8. Invite the Donor to an Office Tour
Invite the donor to tour your offices. This personal touch helps endear donors to your organization by introducing them to the real live people who are doing the day to day work the donor makes possible. Giving an office tour often results in connections you weren’t expecting. For example, we’ve performed office tours that have resulted in corporate donor relationships, free press, and connections to influencers. These unexpected outcomes were a result of connecting the right person to the mission and having him volunteer an introduction that we would likely have never had. You never know what happens when you help a donor connect to the cause and meet people within your nonprofit.
9. Send a Unique Gift from Your Work
If your work has artisan beneficiaries or you have a work program that produces products, create a custom “thank you” gift for donors. When you send a thank you gift to donors, you don’t want it to be too elaborate as the donor may feel like you’re spending her donation on the gift instead of the work. This type of gift takes many forms, it could be a basket, a unique wood carving, a picture frame, or a small keepsake.

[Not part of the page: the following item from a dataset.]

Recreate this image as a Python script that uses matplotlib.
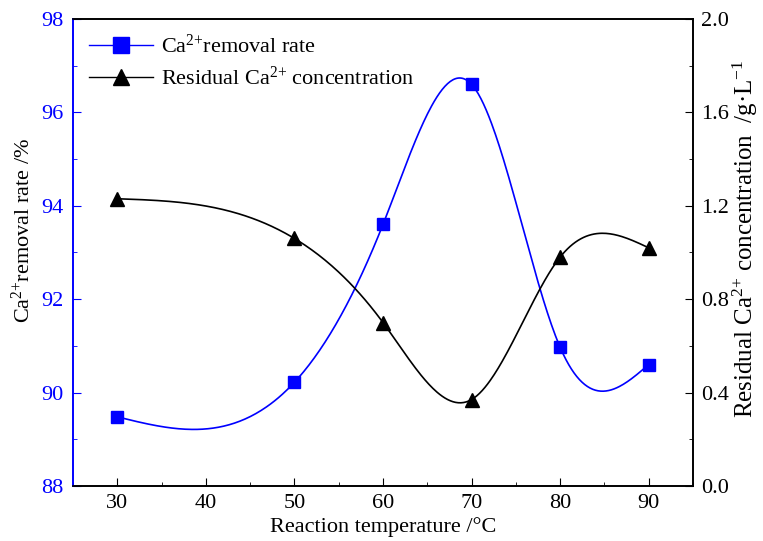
import numpy as np
import matplotlib
matplotlib.use("Agg")
import matplotlib.pyplot as plt
from matplotlib.ticker import MultipleLocator, FormatStrFormatter
from matplotlib.lines import Line2D

plt.rcParams['font.family'] = ['Liberation Serif', 'DejaVu Serif']
plt.rcParams['mathtext.fontset'] = 'custom'
plt.rcParams['mathtext.rm'] = 'Liberation Serif'
plt.rcParams['mathtext.it'] = 'Liberation Serif:italic'

temperature = [30, 50, 60, 70, 80, 90]
removal_rate = [89.48, 90.22, 93.6, 96.6, 90.97, 90.6]
residual_conc = [1.23, 1.06, 0.70, 0.37, 0.98, 1.02]


def natural_spline(x, y, n=400):
    x = np.asarray(x, float); y = np.asarray(y, float)
    m = len(x); h = np.diff(x)
    A = np.zeros((m, m)); b = np.zeros(m)
    A[0, 0] = A[-1, -1] = 1
    for i in range(1, m - 1):
        A[i, i - 1] = h[i - 1]; A[i, i] = 2 * (h[i - 1] + h[i]); A[i, i + 1] = h[i]
        b[i] = 3 * ((y[i + 1] - y[i]) / h[i] - (y[i] - y[i - 1]) / h[i - 1])
    c = np.linalg.solve(A, b)
    bb = (y[1:] - y[:-1]) / h - h * (2 * c[:-1] + c[1:]) / 3
    d = (c[1:] - c[:-1]) / (3 * h)
    xs = np.linspace(x[0], x[-1], n)
    idx = np.clip(np.searchsorted(x, xs) - 1, 0, m - 2)
    dx = xs - x[idx]
    ys = y[idx] + bb[idx] * dx + c[idx] * dx ** 2 + d[idx] * dx ** 3
    return xs, ys

fig = plt.figure(figsize=(7.63, 5.41), dpi=100)
ax = fig.add_axes([0.0957, 0.1017, 0.8125, 0.8633])
ax2 = ax.twinx()

blue = '#0000ff'
fs = 16

xs, ys = natural_spline(temperature, removal_rate)
ax.plot(xs, ys, color=blue, lw=1.2, zorder=3)
ax.plot(temperature, removal_rate, 's', color=blue, ms=8.5, zorder=4)
xs2, ys2 = natural_spline(temperature, residual_conc)
ax2.plot(xs2, ys2, color='black', lw=1.2, zorder=3)
ax2.plot(temperature, residual_conc, '^', color='black', ms=10, zorder=4)

ax.set_xlim(25, 95)
ax.set_ylim(88, 98)
ax2.set_ylim(0.0, 2.0)

ax.xaxis.set_major_locator(MultipleLocator(10))
ax.xaxis.set_minor_locator(MultipleLocator(5))
ax.yaxis.set_major_locator(MultipleLocator(2))
ax.yaxis.set_minor_locator(MultipleLocator(1))
ax2.yaxis.set_major_locator(MultipleLocator(0.4))
ax2.yaxis.set_minor_locator(MultipleLocator(0.2))
ax2.yaxis.set_major_formatter(FormatStrFormatter('%.1f'))

ax.tick_params(axis='both', which='both', direction='in', labelsize=fs)
ax.tick_params(axis='x', which='major', length=6, pad=6)
ax.tick_params(axis='x', which='minor', length=3)
ax.tick_params(axis='y', which='major', length=6, colors=blue, labelcolor=blue, pad=7)
ax.tick_params(axis='y', which='minor', length=3, colors=blue)
ax2.tick_params(axis='y', which='both', direction='in', labelsize=fs)
ax2.tick_params(axis='y', which='major', length=6, pad=6)
ax2.tick_params(axis='y', which='minor', length=3)

for a in (ax, ax2):
    for s in a.spines.values():
        s.set_linewidth(1.2)
ax2.spines['left'].set_color(blue)
ax.spines['left'].set_color(blue)

ax.set_xlabel('Reaction temperature /\u00b0C', fontsize=fs, labelpad=3)
ax.set_ylabel('Ca$^{2{+}}$removal rate /%', fontsize=fs)
ax.yaxis.set_label_coords(-0.061, 0.548)
ax2.set_ylabel('Residual Ca$^{2{+}}$ concentration  /g\u00b7L$^{-1}$', fontsize=18)
ax2.yaxis.set_label_coords(1.061, 0.529)

h1 = Line2D([], [], color=blue, marker='s', ms=11, lw=1.0)
h2 = Line2D([], [], color='black', marker='^', ms=11, lw=1.0)
ax.legend([h1, h2], ['Ca$^{2{+}}$removal rate', 'Residual Ca$^{2{+}}$ concentration'],
          loc='upper left', frameon=False, fontsize=fs, handlelength=2.9,
          handletextpad=0.35, borderaxespad=0.3, labelspacing=0.4)

fig.savefig('out.png', dpi=100)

10. Host a Donor Appreciation Party
Invite your donors to a “Donor Appreciation Party” and share an event with them to recognize their support of your work. This is not an opportunity to ask for a donation, but instead simply a way to demonstrate gratitude for their continued partnership. What you’ll find is that the donors will naturally feel like giving to your organization coming out of a celebration like this. I recommend inviting a keynote speaker that will draw donors to your event. This can be as simple as an hors d’ouvres time for donors to meet your staff.
Another effective use of this type of party is to invite a beneficiary who has seen different aspects of your program and benefitted from them. For example, if you have an organization that supports inner city kids, invite a college graduate who experienced the program as a youth to tell her story of how the program benefitted her and how she was able to graduate college because of your work.

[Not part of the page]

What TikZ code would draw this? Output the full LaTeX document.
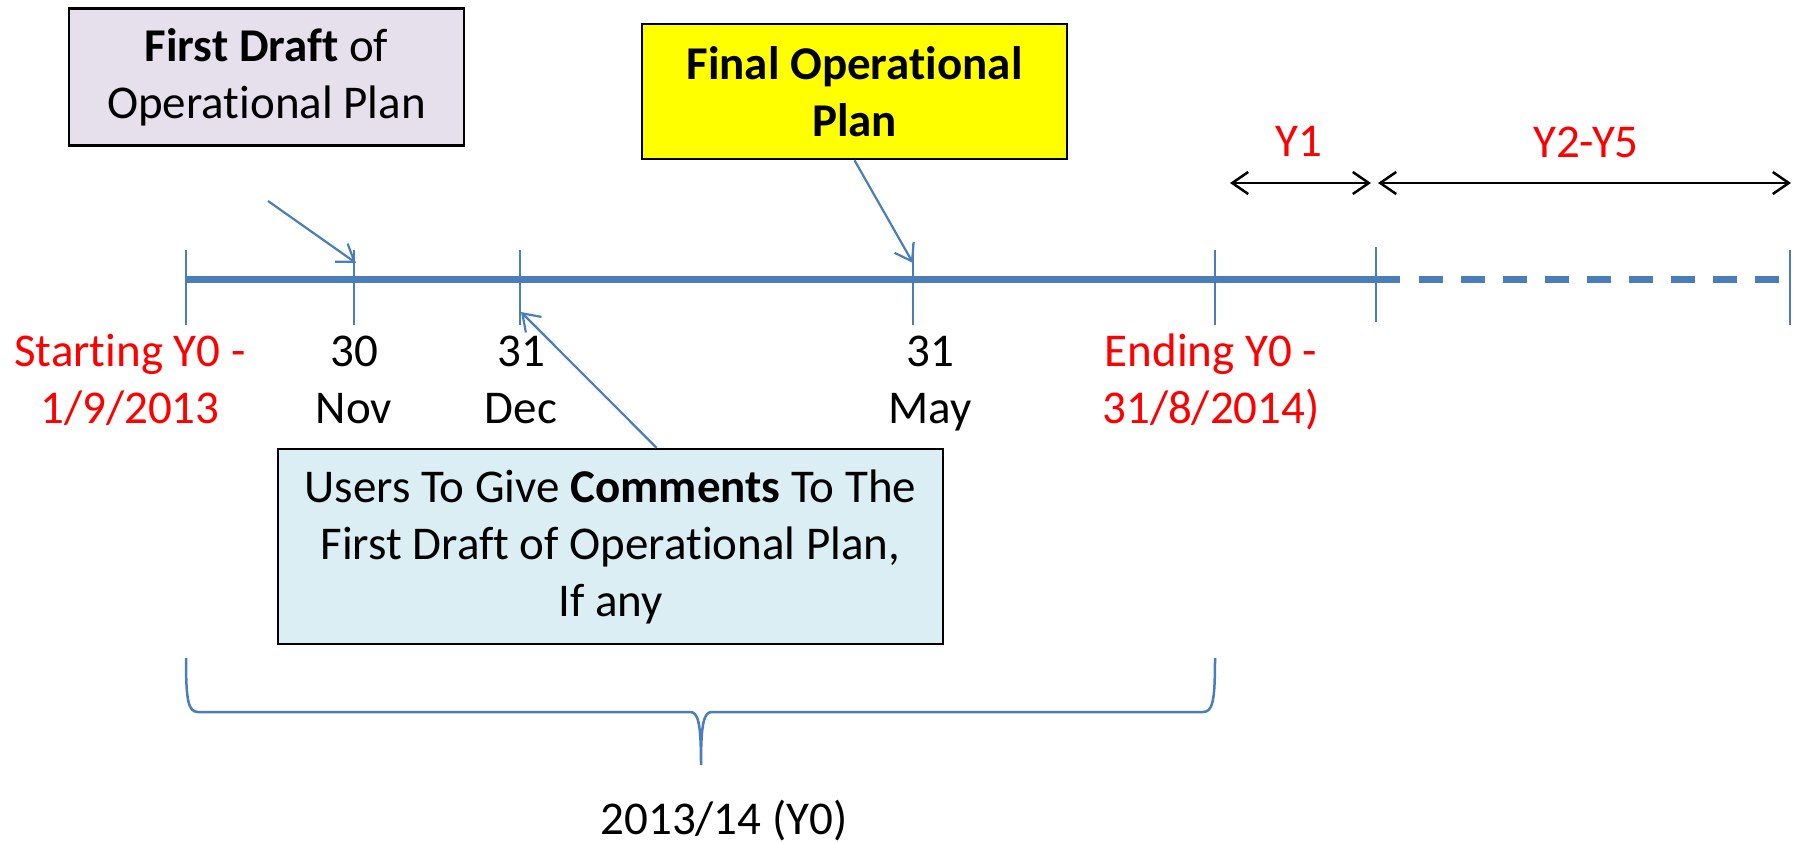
\documentclass[tikz,border=0pt]{standalone}
\usepackage{fontspec}
\setmainfont{Carlito}[Ligatures=NoCommon]
\usetikzlibrary{arrows.meta}
\definecolor{lineblue}{HTML}{4A7EBB}
\definecolor{lavender}{HTML}{E5E0EC}
\definecolor{paleaqua}{HTML}{DBEEF4}
\definecolor{brightred}{HTML}{FF0000}
\definecolor{brightyellow}{HTML}{FFFF00}
\tikzset{
  every node/.style={font=\fontsize{47}{57}\selectfont},
  box/.style={draw=black, line width=2.5pt, align=center, inner sep=0pt},
  tick/.style={draw=lineblue, line width=2.5pt},
  pointer/.style={draw=lineblue, line width=2.2pt, -{Straight Barb[length=16pt,width=22pt]}},
  span/.style={draw=black, line width=2.5pt, {Straight Barb[length=16pt,width=22pt]}-{Straight Barb[length=16pt,width=22pt]}},
  datelabel/.style={align=center, anchor=base, inner sep=0pt},
  redlabel/.style={datelabel, text=brightred},
}
\begin{document}
\begin{tikzpicture}[x=1pt,y=1pt]
\useasboundingbox (0,0) rectangle (1802,-842);

% main timeline: solid year 0 and first year, dashed later years
\draw[lineblue, line width=7pt] (186,-280) -- (1400,-280);
\draw[lineblue, line width=7pt, dash pattern=on 24pt off 18pt] (1419,-280) -- (1779,-280);

% tick marks
\foreach \x/\t/\b in {186/250/325, 354/250/325, 520/250/325, 913/244/325,
                      1215/250/325, 1376/247/322, 1790/250/325}
  \draw[tick] (\x,-\t) -- (\x,-\b);

% arrow end points on the timeline
\coordinate (fdtail) at (268,-201);
\coordinate (novtip) at (356,-263);
\coordinate (maytip) at (913,-263);
\coordinate (dectip) at (521,-312);

% milestone boxes
\node[box, fill=lavender, minimum width=395pt, minimum height=137pt] (fd) at (266.5,-77)
  {\textbf{First Draft} of\\Operational Plan};
\node[box, fill=brightyellow, minimum width=425pt, minimum height=135pt] (fin) at (854.5,-91.5)
  {\textbf{Final Operational}\\\textbf{Plan}};
\node[box, fill=paleaqua, minimum width=665pt, minimum height=195pt] (cm) at (610.5,-546.5)
  {Users To Give \textbf{Comments} To The\\First Draft of Operational Plan,\\If any};

% pointers
\draw[pointer] (fdtail) -- (novtip);
\draw[pointer] (fin.south) -- (maytip);
\draw[pointer] ([xshift=46pt]cm.north) -- (dectip);

% dates below the timeline (anchored on the baseline of the second line)
\node[redlabel] (start) at (130,-423) {Starting Y0 -\\1/9/2013};
\node[datelabel] (nov) at (354,-423) {30\\Nov};
\node[datelabel] (dec) at (521,-423) {31\\Dec};
\node[datelabel] (may) at (930,-423) {31\\May};
\node[redlabel] (end) at (1211,-423) {Ending Y0 -\\31/8/2014)};

% later years
\coordinate (y1a) at (1230,-183);
\coordinate (y1b) at (1371,-183);
\coordinate (y2a) at (1378,-183);
\coordinate (y2b) at (1791,-183);
\draw[span] (y1a) -- (y1b);
\draw[span] (y2a) -- (y2b);
\node[redlabel] (y1) at (1299,-157) {Y1};
\node[redlabel] (y25) at (1586,-158) {Y2-Y5};

% brace under year 0
\draw[lineblue, line width=2.5pt]
  (186,-658) .. controls (186,-700) and (188,-712) .. (198,-712)
  -- (690,-712) .. controls (698,-712) and (701,-722) .. (701,-765)
  .. controls (701,-722) and (704,-712) .. (712,-712)
  -- (1203,-712) .. controls (1213,-712) and (1215,-700) .. (1215,-658);
\node[datelabel] (year) at (724,-834) {2013/14 (Y0)};
\end{tikzpicture}
\end{document}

11. Send a Custom Postcard
Take a photo “behind the scenes” of your work and send it to the donor. This spontaneous and unique way to display gratitude will demonstrate that you care about the relationship with the donor. There are several different apps – both for your phone and web apps – that you can use that will print and mail a custom post card for you. Usually the services are between $1 and $2 each postcard. You could send a variety of different photos to different donors, providing a unique experience. When the donor sees the work you’re doing with a real photo taken by a real person, it will demonstrate authenticity. Creating trust in the donor will help to continue deepening the relationship with the donor.
The key to building a relationship and getting to a second gift or continuing to receive gifts from a donor is build an experience where they truly believe that they’re a part of your good work. The donor has a desire to help make an impact in a given area and she wants to know the donation will be used effectively, efficiently, and with impact. The best way to continue to build this relationship is through a heartfelt thank you.